Embracing what we fear

So often, we can be stunted by our fears. When we are willing or able to embrace our fears, we take steps to manage their influence on us. We become stronger.

* Heights: Years ago, a group of us went skydiving in celebration of a friend’s birthday. In our group, one chose to dive for himself - to take a step to embrace his fear of heights. It was an awesome day. Oddly, though, we all commented later how easy it was to step out of a Cessna at x-thousand feet because the altitude was incomprehensible - it was only as we neared the earth that we felt our falling.

















[Incidentally, there was a palpable fear of heights during a team-building activity at Emerald City Trapeze – whew, it was intense to lunge forward, leaving the (perceived) safety of the perch, and reach out for that trapeze bar.]

* Spiders, bugs, etc (you know, the creepy-crawlies): I myself have found that this fear can be lessened with an academic approach and plenty of photos... viewed from a safe distance!  Photos like the Yahoo News story about ballooning spiders escaping a flood in Australia.  As a friend, Sondra, recently shared, "The only thing worse than having a spider in your room is losing a spider in your room."

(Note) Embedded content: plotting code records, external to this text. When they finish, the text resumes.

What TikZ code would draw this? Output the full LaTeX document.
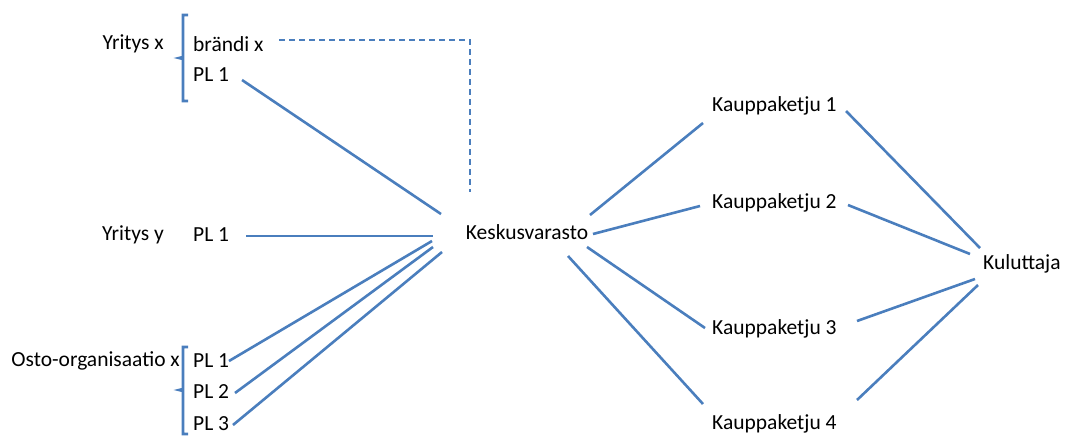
\documentclass[tikz,border=0pt]{standalone}
\usepackage{fontspec}
\setmainfont{Carlito}
\definecolor{lineblue}{RGB}{74,126,189}
\begin{document}
\begin{tikzpicture}[x=1pt,y=-1pt,
  conn/.style={draw=lineblue,line width=2.6pt},
  dconn/.style={draw=lineblue,line width=2.6pt,dash pattern=on 6pt off 4pt},
  lbl/.style={font=\fontsize{21.5}{24}\selectfont,inner sep=0pt,text=black},
  brak/.style={draw=lineblue,line width=2.6pt}]
\useasboundingbox (0,0) rectangle (1070,437);
% texts
\node[lbl,anchor=east] (yx) at (164,44) {Yritys x};
\node[lbl,anchor=west] (brx) at (193,44) {brändi x};
\node[lbl,anchor=west] (xp1) at (193,75) {PL 1};
\node[lbl,anchor=east] (yy) at (164,235) {Yritys y};
\node[lbl,anchor=west] (yp1) at (193,235) {PL 1};
\node[lbl,anchor=east] (oo) at (180,361) {Osto-organisaatio x};
\node[lbl,anchor=west] (op1) at (193,361) {PL 1};
\node[lbl,anchor=west] (op2) at (193,392) {PL 2};
\node[lbl,anchor=west] (op3) at (193,424) {PL 3};
\node[lbl] (kv) at (527,232) {Keskusvarasto};
\node[lbl,anchor=west] (k1) at (712,106) {Kauppaketju 1};
\node[lbl,anchor=west] (k2) at (712,203) {Kauppaketju 2};
\node[lbl,anchor=west] (k3) at (712,329) {Kauppaketju 3};
\node[lbl,anchor=west] (k4) at (712,424) {Kauppaketju 4};
\node[lbl,anchor=west] (ku) at (983,264) {Kuluttaja};
% brackets
\draw[brak] (188,15) -- (183,15) -- (183,57) -- (179,58) -- (183,59) -- (183,101) -- (188,101);
\draw[brak] (188,347) -- (183,347) -- (183,389) -- (179,390) -- (183,391) -- (183,434) -- (188,434);
% connector end points
\coordinate (a1) at (242,80);  \coordinate (b1) at (441,214);
\coordinate (a2) at (246,236); \coordinate (b2) at (433,236);
\coordinate (a3) at (229,361); \coordinate (b3) at (432,241);
\coordinate (a4) at (235,393); \coordinate (b4) at (433,247);
\coordinate (a5) at (233,425); \coordinate (b5) at (442,252);
\coordinate (d1) at (279,40); \coordinate (d2) at (470,40); \coordinate (d3) at (470,192);
\coordinate (c1) at (590,215); \coordinate (e1) at (703,123);
\coordinate (c2) at (593,234); \coordinate (e2) at (700,206);
\coordinate (c3) at (587,247); \coordinate (e3) at (705,328);
\coordinate (c4) at (568,256); \coordinate (e4) at (703,404);
\coordinate (f1) at (846,111); \coordinate (g1) at (980,248);
\coordinate (f2) at (848,205); \coordinate (g2) at (970,254);
\coordinate (f3) at (857,321); \coordinate (g3) at (975,279);
\coordinate (f4) at (857,400); \coordinate (g4) at (978,285);
\draw[conn] (a1) -- (b1);
\draw[conn] (a2) -- (b2);
\draw[conn] (a3) -- (b3);
\draw[conn] (a4) -- (b4);
\draw[conn] (a5) -- (b5);
\draw[dconn] (d1) -- (d2) -- (d3);
\draw[conn] (c1) -- (e1);
\draw[conn] (c2) -- (e2);
\draw[conn] (c3) -- (e3);
\draw[conn] (c4) -- (e4);
\draw[conn] (f1) -- (g1);
\draw[conn] (f2) -- (g2);
\draw[conn] (f3) -- (g3);
\draw[conn] (f4) -- (g4);
\end{tikzpicture}
\end{document}
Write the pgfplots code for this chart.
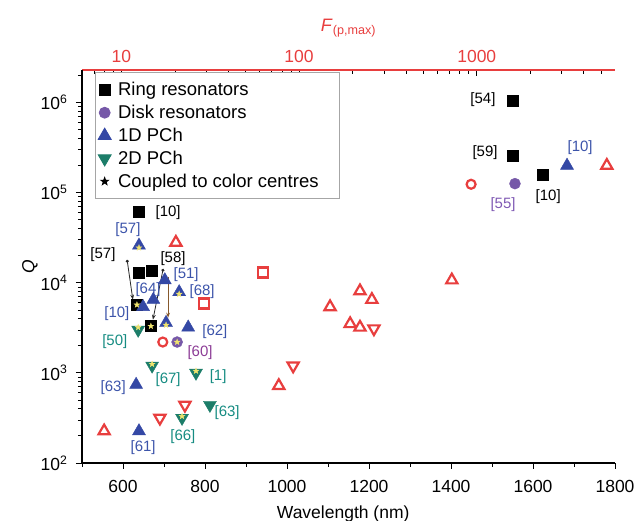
\documentclass[border=0pt]{standalone}
\usepackage{fontspec}
\setmainfont{Liberation Sans}
\usepackage{pgfplots}
\pgfplotsset{compat=1.18}
\usetikzlibrary{arrows.meta}

\definecolor{diskc}{RGB}{118,88,168}
\definecolor{oneD}{RGB}{52,72,165}
\definecolor{twoD}{RGB}{28,125,105}
\definecolor{redc}{RGB}{232,62,62}
\definecolor{starc}{RGB}{240,228,110}
\definecolor{lblblue}{RGB}{60,84,170}
\definecolor{lblteal}{RGB}{22,140,130}
\definecolor{lblpurple}{RGB}{140,60,150}
\definecolor{lbldisk}{RGB}{128,90,180}

% filled five-pointed star
\pgfdeclareplotmark{fstar}{%
  \pgfpathmoveto{\pgfpointpolar{90}{\pgfplotmarksize}}%
  \pgfpathlineto{\pgfpointpolar{126}{0.4\pgfplotmarksize}}%
  \pgfpathlineto{\pgfpointpolar{162}{\pgfplotmarksize}}%
  \pgfpathlineto{\pgfpointpolar{198}{0.4\pgfplotmarksize}}%
  \pgfpathlineto{\pgfpointpolar{234}{\pgfplotmarksize}}%
  \pgfpathlineto{\pgfpointpolar{270}{0.4\pgfplotmarksize}}%
  \pgfpathlineto{\pgfpointpolar{306}{\pgfplotmarksize}}%
  \pgfpathlineto{\pgfpointpolar{342}{0.4\pgfplotmarksize}}%
  \pgfpathlineto{\pgfpointpolar{18}{\pgfplotmarksize}}%
  \pgfpathlineto{\pgfpointpolar{54}{0.4\pgfplotmarksize}}%
  \pgfpathclose
  \pgfusepathqfillstroke
}

\tikzset{lab/.style={font=\fontsize{15}{17}\selectfont, inner sep=0pt}}

\begin{document}
\begin{tikzpicture}
\path[use as bounding box] (0,0) rectangle (636pt,521pt);

% top axis: F_(p,max)
\begin{axis}[
  at={(82pt,58pt)}, anchor=south west,
  width=533pt, height=393pt, scale only axis,
  xmode=log, xmin=6, xmax=6000, ymin=0, ymax=1,
  axis x line*=top, hide y axis,
  axis line style={draw=redc, line width=2pt},
  xtick={10,100,1000}, xticklabels={10,100,1000},
  minor xtick={6,7,8,9,20,30,40,50,60,70,80,90,200,300,400,500,600,700,800,900,2000,3000,4000,5000},
  tick align=inside, tick style={black, line width=0.6pt},
  major tick length=6pt, minor tick length=4pt,
  xticklabel style={text=redc, font=\fontsize{17.5}{20}\selectfont, yshift=4pt},
  xlabel={\textit{F}\textsubscript{(p,max)}},
  xlabel style={text=redc, font=\fontsize{18}{21}\selectfont,
    at={(axis description cs:0.5,1)}, anchor=center, yshift=42pt},
]
\end{axis}

\begin{axis}[
  at={(82pt,58pt)}, anchor=south west,
  width=533pt, height=393pt, scale only axis,
  xmin=500, xmax=1800, ymode=log, ymin=100, ymax=2.3e6,
  axis x line*=bottom, axis y line*=left,
  axis line style={line width=1.2pt},
  xtick={600,800,1000,1200,1400,1600,1800},
  xticklabels={600,800,1000,1200,1400,1600,1800},
  minor xtick={500,700,900,1100,1300,1500,1700},
  ytick={1e2,1e3,1e4,1e5,1e6},
  yticklabels={10\textsuperscript{2},10\textsuperscript{3},10\textsuperscript{4},10\textsuperscript{5},10\textsuperscript{6}},
  minor ytick={200,300,400,500,600,700,800,900,2000,3000,4000,5000,6000,7000,8000,9000,20000,30000,40000,50000,60000,70000,80000,90000,200000,300000,400000,500000,600000,700000,800000,900000,2000000},
  tick align=outside, tick style={black, line width=0.8pt},
  major tick length=6pt, minor tick length=4pt,
  tick label style={font=\fontsize{17.5}{20}\selectfont},
  xticklabel style={yshift=-8pt},
  yticklabel style={xshift=-5pt},
  xlabel={Wavelength (nm)}, ylabel={\textit{Q}},
  xlabel style={font=\fontsize{17.5}{20}\selectfont,
    at={(axis description cs:0.49,0)}, anchor=center, yshift=-51pt},
  ylabel style={font=\fontsize{17.5}{20}\selectfont,
    at={(axis description cs:-0.0976,0.5)}, anchor=center},
  legend style={at={(rel axis cs:0.024,0.995)}, anchor=north west,
    draw=gray!70, line width=0.8pt, fill=white,
    font=\fontsize{18.5}{21}\selectfont, row sep=4pt,
    inner xsep=3pt, inner ysep=8pt},
  legend cell align=left,
  legend image code/.code={\draw[#1] plot coordinates {(6pt,0pt)}; \path (0pt,0pt) (17pt,0pt);},
  clip=false,
]
% red hollow markers (F_(p,max) values)
\addplot[only marks, mark=triangle*, mark size=6.5pt, mark options={draw=redc, fill=white, line width=2.2pt}, forget plot] coordinates {
  (729,2.8e4) (554,226) (980,720) (1105,5.4e3) (1178,8.1e3) (1207,6.5e3)
  (1154,3.5e3) (1178,3.2e3) (1402,1.07e4) (1780,2.0e5)
};
\addplot[only marks, mark=triangle*, mark size=6.5pt, mark options={draw=redc, fill=white, line width=2.2pt, rotate=180}, forget plot] coordinates {
  (1212,3.1e3) (1015,1.2e3) (690,316) (751,440)
};
\addplot[only marks, mark=square*, mark size=5pt, mark options={draw=redc, fill=white, line width=2.2pt}, forget plot] coordinates {
  (941,1.3e4) (798,5.9e3)
};
\addplot[only marks, mark=*, mark size=4.5pt, mark options={draw=redc, fill=white, line width=2.2pt}, forget plot] coordinates {
  (697,2.2e3) (1449,1.24e5)
};

% ring resonators
\addplot[only marks, mark=square*, mark size=5.5pt, black] coordinates {
  (1550,1.05e6) (1550,2.6e5) (1624,1.6e5) (639,6.1e4) (639,1.29e4) (671,1.36e4)
  (634,5.7e3) (668,3.3e3)
};
\addlegendentry{Ring resonators}
% disk resonators
\addplot[only marks, mark=*, mark size=5.5pt, draw=diskc, fill=diskc] coordinates {
  (1556,1.26e5) (732,2.2e3)
};
\addlegendentry{Disk resonators}
% 1D photonic crystal
\addplot[only marks, mark=triangle*, mark size=7.5pt, draw=oneD, fill=oneD] coordinates {
  (639,2.6e4) (702,1.07e4) (737,7.9e3) (674,6.5e3) (649,5.4e3) (705,3.6e3)
  (759,3.2e3) (632,740) (639,226) (1683,2.0e5)
};
\addlegendentry{1D PCh}
% 2D photonic crystal
\addplot[only marks, mark=triangle*, mark size=7.5pt, draw=twoD, fill=twoD, mark options={rotate=180}] coordinates {
  (637,3.0e3) (671,1.2e3) (778,1.0e3) (812,440) (744,316)
};
\addlegendentry{2D PCh}
% coupled to colour centres
\addlegendimage{only marks, mark=fstar, mark size=4pt, black}
\addlegendentry{Coupled to color centres\kern16pt}
\addplot[only marks, mark=fstar, mark size=3pt, draw=starc, fill=starc, forget plot] coordinates {
  (639,2.45e4) (737,7.5e3) (705,3.4e3) (732,2.2e3) (637,3.2e3) (671,1.25e3)
  (778,1.05e3) (744,330) (634,5.7e3) (668,3.3e3)
};

% arrows
\draw[{Circle[length=3pt]}-{Stealth[length=5pt]}, line width=0.8pt, black!85] (axis cs:610,1.8e4) -- (axis cs:624,6.5e3);
\draw[{Circle[length=3pt]}-{Stealth[length=5pt]}, line width=0.8pt, black!85] (axis cs:698,1.43e4) -- (axis cs:673,3.9e3);
\draw[-{Stealth[length=5pt]}, line width=0.8pt, brown!70!black] (axis cs:710,1.17e4) -- (axis cs:710,4.1e3);

% labels
\node[lab] at (axis cs:1478,1.07e6) {[54]};
\node[lab] at (axis cs:1483,2.77e5) {[59]};
\node[lab] at (axis cs:1637,9.1e4) {[10]};
\node[lab] at (axis cs:710,6.0e4) {[10]};
\node[lab] at (axis cs:551,2.04e4) {[57]};
\node[lab] at (axis cs:722,1.85e4) {[58]};
\node[lab, text=lblblue] at (axis cs:612,3.9e4) {[57]};
\node[lab, text=lblblue] at (axis cs:754,1.23e4) {[51]};
\node[lab, text=lblblue] at (axis cs:793,7.9e3) {[68]};
\node[lab, text=lblblue] at (axis cs:661,8.5e3) {[64]};
\node[lab, text=lblblue] at (axis cs:585,4.6e3) {[10]};
\node[lab, text=lblblue] at (axis cs:824,2.9e3) {[62]};
\node[lab, text=lblblue] at (axis cs:576,680) {[63]};
\node[lab, text=lblblue] at (axis cs:649,150) {[61]};
\node[lab, text=lblblue] at (axis cs:1715,3.16e5) {[10]};
\node[lab, text=lblpurple] at (axis cs:788,1.7e3) {[60]};
\node[lab, text=lbldisk] at (axis cs:1527,7.4e4) {[55]};
\node[lab, text=lblteal] at (axis cs:580,2.2e3) {[50]};
\node[lab, text=lblteal] at (axis cs:710,835) {[67]};
\node[lab, text=lblteal] at (axis cs:832,910) {[1]};
\node[lab, text=lblteal] at (axis cs:854,360) {[63]};
\node[lab, text=lblteal] at (axis cs:746,194) {[66]};
\end{axis}
\end{tikzpicture}
\end{document}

* Loneliness: How do we embrace loneliness? Is it finding peace in ourselves and creating moments of joy? In thinking of wallowing in loneliness, I remember Su Tung-po's poem, Mid-Autumn Moon, translated by the great Burton Watson:

"Six years the moon shone at mid-autumn;
five years it saw us parted.
I sing your farewell song;
sobs from those who sit with me.
...
calling for wine, you drink with your wife
and tell the children stories, thinking of me.
You have no way of knowing I've been sick,
that I face the pears and chestnut, cup empty,
and stare east of the old riverbed
where buckwheat blossoms spread their snow.
I wanted to write a verse to your last years song
but I was afraid my heart would break."

* Getting fired: With Steve Jobs’ recent passing, it was striking to hear about his life - his drive, his passion, his temper. And I was particularly moved by his phoenix-from-the-ashes rebirth after being fired from the company he founded (shared during his Stanford University Commencement address)
"I didn't see it then, but it turned out that getting fired from Apple was the best thing that could have ever happened to me. The heaviness of being successful was replaced by the lightness of being a beginner again, less sure about everything. It freed me to enter one of the most creative periods of my life."




Relatedly, I'm reminded of the Failure Wall at Dun & Bradstreet Credibility Corp, created by Jeff Stibel. Brilliant.

Knowledge and experience are our best tools to embrace our fears: experience because it lessens the future impact of fear; and knowledge because it dispels fear.